Data block >>
>> BEGIN
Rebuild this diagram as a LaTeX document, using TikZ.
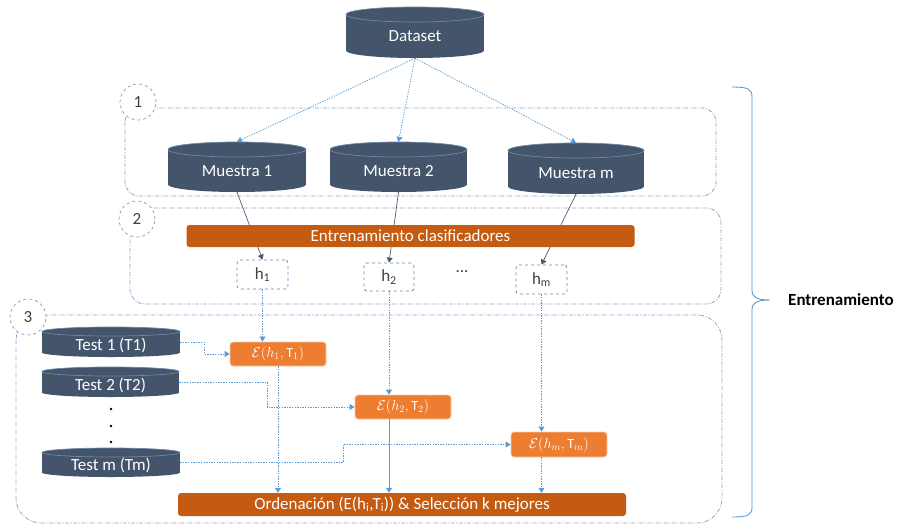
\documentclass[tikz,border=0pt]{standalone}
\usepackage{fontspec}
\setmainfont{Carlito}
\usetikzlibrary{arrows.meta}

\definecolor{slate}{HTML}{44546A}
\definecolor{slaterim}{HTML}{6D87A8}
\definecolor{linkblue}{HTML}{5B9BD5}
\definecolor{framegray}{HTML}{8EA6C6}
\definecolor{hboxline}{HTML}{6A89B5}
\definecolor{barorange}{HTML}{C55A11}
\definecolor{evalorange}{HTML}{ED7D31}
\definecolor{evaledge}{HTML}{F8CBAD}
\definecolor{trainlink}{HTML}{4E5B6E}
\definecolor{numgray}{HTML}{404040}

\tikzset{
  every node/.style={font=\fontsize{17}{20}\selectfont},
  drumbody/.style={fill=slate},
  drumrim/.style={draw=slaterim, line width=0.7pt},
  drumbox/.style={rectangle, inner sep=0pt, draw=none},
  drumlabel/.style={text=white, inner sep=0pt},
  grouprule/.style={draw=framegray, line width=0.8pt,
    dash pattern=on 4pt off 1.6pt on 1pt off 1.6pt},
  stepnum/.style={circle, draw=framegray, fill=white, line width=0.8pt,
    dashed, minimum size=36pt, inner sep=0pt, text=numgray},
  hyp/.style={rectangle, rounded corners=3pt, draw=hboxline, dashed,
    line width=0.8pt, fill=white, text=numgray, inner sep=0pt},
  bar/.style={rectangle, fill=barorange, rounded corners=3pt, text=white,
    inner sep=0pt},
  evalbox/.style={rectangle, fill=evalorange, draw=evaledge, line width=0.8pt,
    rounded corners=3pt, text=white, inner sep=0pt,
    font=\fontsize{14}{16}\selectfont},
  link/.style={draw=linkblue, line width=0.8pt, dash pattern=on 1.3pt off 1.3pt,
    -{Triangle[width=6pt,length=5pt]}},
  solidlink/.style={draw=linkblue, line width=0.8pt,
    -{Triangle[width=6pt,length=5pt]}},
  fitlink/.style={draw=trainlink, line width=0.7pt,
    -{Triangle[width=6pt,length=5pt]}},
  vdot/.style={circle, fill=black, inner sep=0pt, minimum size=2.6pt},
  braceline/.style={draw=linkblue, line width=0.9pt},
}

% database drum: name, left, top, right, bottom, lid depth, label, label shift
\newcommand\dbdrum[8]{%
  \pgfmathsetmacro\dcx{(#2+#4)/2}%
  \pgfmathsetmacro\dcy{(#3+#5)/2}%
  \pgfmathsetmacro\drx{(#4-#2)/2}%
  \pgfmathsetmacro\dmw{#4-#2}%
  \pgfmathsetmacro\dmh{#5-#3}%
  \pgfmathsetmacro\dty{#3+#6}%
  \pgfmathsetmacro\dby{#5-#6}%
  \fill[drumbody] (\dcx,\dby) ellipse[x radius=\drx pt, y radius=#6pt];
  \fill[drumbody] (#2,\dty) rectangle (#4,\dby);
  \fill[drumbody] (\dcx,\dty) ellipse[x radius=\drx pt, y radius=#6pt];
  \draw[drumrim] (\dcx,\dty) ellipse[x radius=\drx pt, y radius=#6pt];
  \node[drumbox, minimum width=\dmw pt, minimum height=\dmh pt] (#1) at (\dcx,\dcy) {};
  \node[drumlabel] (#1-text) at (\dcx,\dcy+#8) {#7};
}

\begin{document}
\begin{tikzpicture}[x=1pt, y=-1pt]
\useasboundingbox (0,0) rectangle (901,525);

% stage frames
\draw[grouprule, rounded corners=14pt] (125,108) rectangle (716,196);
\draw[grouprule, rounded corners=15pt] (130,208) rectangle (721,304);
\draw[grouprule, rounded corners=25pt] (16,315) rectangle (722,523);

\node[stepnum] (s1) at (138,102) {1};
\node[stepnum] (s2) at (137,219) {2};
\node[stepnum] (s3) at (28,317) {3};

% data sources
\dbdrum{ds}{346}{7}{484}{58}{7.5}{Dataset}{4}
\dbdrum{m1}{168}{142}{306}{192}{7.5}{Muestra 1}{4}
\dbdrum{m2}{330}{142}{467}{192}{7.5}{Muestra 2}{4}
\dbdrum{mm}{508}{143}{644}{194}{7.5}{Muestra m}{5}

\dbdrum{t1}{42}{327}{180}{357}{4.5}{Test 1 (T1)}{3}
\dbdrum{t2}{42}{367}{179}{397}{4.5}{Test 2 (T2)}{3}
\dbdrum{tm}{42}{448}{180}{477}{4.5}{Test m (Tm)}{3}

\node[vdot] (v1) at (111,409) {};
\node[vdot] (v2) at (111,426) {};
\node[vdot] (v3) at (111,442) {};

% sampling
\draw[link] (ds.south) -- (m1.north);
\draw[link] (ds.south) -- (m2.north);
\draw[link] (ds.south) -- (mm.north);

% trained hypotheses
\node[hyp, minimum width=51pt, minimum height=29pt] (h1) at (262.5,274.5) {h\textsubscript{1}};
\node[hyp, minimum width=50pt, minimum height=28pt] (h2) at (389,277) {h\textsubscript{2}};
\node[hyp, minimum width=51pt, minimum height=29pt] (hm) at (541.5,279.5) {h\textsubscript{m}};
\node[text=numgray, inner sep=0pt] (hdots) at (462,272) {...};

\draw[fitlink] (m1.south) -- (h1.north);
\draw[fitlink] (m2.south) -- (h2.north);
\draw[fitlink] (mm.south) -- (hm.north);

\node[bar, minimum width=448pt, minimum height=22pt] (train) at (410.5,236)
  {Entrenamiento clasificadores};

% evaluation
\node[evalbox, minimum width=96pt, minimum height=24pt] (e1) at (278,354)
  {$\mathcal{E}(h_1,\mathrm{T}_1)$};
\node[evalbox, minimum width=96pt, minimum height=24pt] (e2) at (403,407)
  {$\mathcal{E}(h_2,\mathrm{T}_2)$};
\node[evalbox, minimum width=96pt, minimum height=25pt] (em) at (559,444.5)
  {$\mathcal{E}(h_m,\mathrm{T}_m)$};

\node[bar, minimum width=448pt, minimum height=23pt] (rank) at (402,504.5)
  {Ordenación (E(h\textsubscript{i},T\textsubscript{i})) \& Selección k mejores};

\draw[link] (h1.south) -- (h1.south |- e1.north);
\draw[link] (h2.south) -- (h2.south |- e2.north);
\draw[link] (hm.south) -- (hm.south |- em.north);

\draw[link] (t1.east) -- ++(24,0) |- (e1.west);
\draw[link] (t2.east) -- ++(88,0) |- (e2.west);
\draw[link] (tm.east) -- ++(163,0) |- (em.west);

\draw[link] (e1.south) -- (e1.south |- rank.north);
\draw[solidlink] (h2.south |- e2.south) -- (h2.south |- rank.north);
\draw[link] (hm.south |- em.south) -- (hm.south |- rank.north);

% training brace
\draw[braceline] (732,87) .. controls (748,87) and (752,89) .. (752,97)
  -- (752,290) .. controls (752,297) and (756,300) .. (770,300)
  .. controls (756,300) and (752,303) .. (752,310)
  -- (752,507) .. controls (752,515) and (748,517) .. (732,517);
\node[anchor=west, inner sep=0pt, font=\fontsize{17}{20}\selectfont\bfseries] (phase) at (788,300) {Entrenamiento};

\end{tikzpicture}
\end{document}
>> END
Task requirements >> Every line above should be returned exactly; the pictures stay out.

Full answer >>
Rebuild this diagram as a LaTeX document, using TikZ.
\documentclass[tikz,border=0pt]{standalone}
\usepackage{fontspec}
\setmainfont{Carlito}
\usetikzlibrary{arrows.meta}

\definecolor{slate}{HTML}{44546A}
\definecolor{slaterim}{HTML}{6D87A8}
\definecolor{linkblue}{HTML}{5B9BD5}
\definecolor{framegray}{HTML}{8EA6C6}
\definecolor{hboxline}{HTML}{6A89B5}
\definecolor{barorange}{HTML}{C55A11}
\definecolor{evalorange}{HTML}{ED7D31}
\definecolor{evaledge}{HTML}{F8CBAD}
\definecolor{trainlink}{HTML}{4E5B6E}
\definecolor{numgray}{HTML}{404040}

\tikzset{
  every node/.style={font=\fontsize{17}{20}\selectfont},
  drumbody/.style={fill=slate},
  drumrim/.style={draw=slaterim, line width=0.7pt},
  drumbox/.style={rectangle, inner sep=0pt, draw=none},
  drumlabel/.style={text=white, inner sep=0pt},
  grouprule/.style={draw=framegray, line width=0.8pt,
    dash pattern=on 4pt off 1.6pt on 1pt off 1.6pt},
  stepnum/.style={circle, draw=framegray, fill=white, line width=0.8pt,
    dashed, minimum size=36pt, inner sep=0pt, text=numgray},
  hyp/.style={rectangle, rounded corners=3pt, draw=hboxline, dashed,
    line width=0.8pt, fill=white, text=numgray, inner sep=0pt},
  bar/.style={rectangle, fill=barorange, rounded corners=3pt, text=white,
    inner sep=0pt},
  evalbox/.style={rectangle, fill=evalorange, draw=evaledge, line width=0.8pt,
    rounded corners=3pt, text=white, inner sep=0pt,
    font=\fontsize{14}{16}\selectfont},
  link/.style={draw=linkblue, line width=0.8pt, dash pattern=on 1.3pt off 1.3pt,
    -{Triangle[width=6pt,length=5pt]}},
  solidlink/.style={draw=linkblue, line width=0.8pt,
    -{Triangle[width=6pt,length=5pt]}},
  fitlink/.style={draw=trainlink, line width=0.7pt,
    -{Triangle[width=6pt,length=5pt]}},
  vdot/.style={circle, fill=black, inner sep=0pt, minimum size=2.6pt},
  braceline/.style={draw=linkblue, line width=0.9pt},
}

% database drum: name, left, top, right, bottom, lid depth, label, label shift
\newcommand\dbdrum[8]{%
  \pgfmathsetmacro\dcx{(#2+#4)/2}%
  \pgfmathsetmacro\dcy{(#3+#5)/2}%
  \pgfmathsetmacro\drx{(#4-#2)/2}%
  \pgfmathsetmacro\dmw{#4-#2}%
  \pgfmathsetmacro\dmh{#5-#3}%
  \pgfmathsetmacro\dty{#3+#6}%
  \pgfmathsetmacro\dby{#5-#6}%
  \fill[drumbody] (\dcx,\dby) ellipse[x radius=\drx pt, y radius=#6pt];
  \fill[drumbody] (#2,\dty) rectangle (#4,\dby);
  \fill[drumbody] (\dcx,\dty) ellipse[x radius=\drx pt, y radius=#6pt];
  \draw[drumrim] (\dcx,\dty) ellipse[x radius=\drx pt, y radius=#6pt];
  \node[drumbox, minimum width=\dmw pt, minimum height=\dmh pt] (#1) at (\dcx,\dcy) {};
  \node[drumlabel] (#1-text) at (\dcx,\dcy+#8) {#7};
}

\begin{document}
\begin{tikzpicture}[x=1pt, y=-1pt]
\useasboundingbox (0,0) rectangle (901,525);

% stage frames
\draw[grouprule, rounded corners=14pt] (125,108) rectangle (716,196);
\draw[grouprule, rounded corners=15pt] (130,208) rectangle (721,304);
\draw[grouprule, rounded corners=25pt] (16,315) rectangle (722,523);

\node[stepnum] (s1) at (138,102) {1};
\node[stepnum] (s2) at (137,219) {2};
\node[stepnum] (s3) at (28,317) {3};

% data sources
\dbdrum{ds}{346}{7}{484}{58}{7.5}{Dataset}{4}
\dbdrum{m1}{168}{142}{306}{192}{7.5}{Muestra 1}{4}
\dbdrum{m2}{330}{142}{467}{192}{7.5}{Muestra 2}{4}
\dbdrum{mm}{508}{143}{644}{194}{7.5}{Muestra m}{5}

\dbdrum{t1}{42}{327}{180}{357}{4.5}{Test 1 (T1)}{3}
\dbdrum{t2}{42}{367}{179}{397}{4.5}{Test 2 (T2)}{3}
\dbdrum{tm}{42}{448}{180}{477}{4.5}{Test m (Tm)}{3}

\node[vdot] (v1) at (111,409) {};
\node[vdot] (v2) at (111,426) {};
\node[vdot] (v3) at (111,442) {};

% sampling
\draw[link] (ds.south) -- (m1.north);
\draw[link] (ds.south) -- (m2.north);
\draw[link] (ds.south) -- (mm.north);

% trained hypotheses
\node[hyp, minimum width=51pt, minimum height=29pt] (h1) at (262.5,274.5) {h\textsubscript{1}};
\node[hyp, minimum width=50pt, minimum height=28pt] (h2) at (389,277) {h\textsubscript{2}};
\node[hyp, minimum width=51pt, minimum height=29pt] (hm) at (541.5,279.5) {h\textsubscript{m}};
\node[text=numgray, inner sep=0pt] (hdots) at (462,272) {...};

\draw[fitlink] (m1.south) -- (h1.north);
\draw[fitlink] (m2.south) -- (h2.north);
\draw[fitlink] (mm.south) -- (hm.north);

\node[bar, minimum width=448pt, minimum height=22pt] (train) at (410.5,236)
  {Entrenamiento clasificadores};

% evaluation
\node[evalbox, minimum width=96pt, minimum height=24pt] (e1) at (278,354)
  {$\mathcal{E}(h_1,\mathrm{T}_1)$};
\node[evalbox, minimum width=96pt, minimum height=24pt] (e2) at (403,407)
  {$\mathcal{E}(h_2,\mathrm{T}_2)$};
\node[evalbox, minimum width=96pt, minimum height=25pt] (em) at (559,444.5)
  {$\mathcal{E}(h_m,\mathrm{T}_m)$};

\node[bar, minimum width=448pt, minimum height=23pt] (rank) at (402,504.5)
  {Ordenación (E(h\textsubscript{i},T\textsubscript{i})) \& Selección k mejores};

\draw[link] (h1.south) -- (h1.south |- e1.north);
\draw[link] (h2.south) -- (h2.south |- e2.north);
\draw[link] (hm.south) -- (hm.south |- em.north);

\draw[link] (t1.east) -- ++(24,0) |- (e1.west);
\draw[link] (t2.east) -- ++(88,0) |- (e2.west);
\draw[link] (tm.east) -- ++(163,0) |- (em.west);

\draw[link] (e1.south) -- (e1.south |- rank.north);
\draw[solidlink] (h2.south |- e2.south) -- (h2.south |- rank.north);
\draw[link] (hm.south |- em.south) -- (hm.south |- rank.north);

% training brace
\draw[braceline] (732,87) .. controls (748,87) and (752,89) .. (752,97)
  -- (752,290) .. controls (752,297) and (756,300) .. (770,300)
  .. controls (756,300) and (752,303) .. (752,310)
  -- (752,507) .. controls (752,515) and (748,517) .. (732,517);
\node[anchor=west, inner sep=0pt, font=\fontsize{17}{20}\selectfont\bfseries] (phase) at (788,300) {Entrenamiento};

\end{tikzpicture}
\end{document}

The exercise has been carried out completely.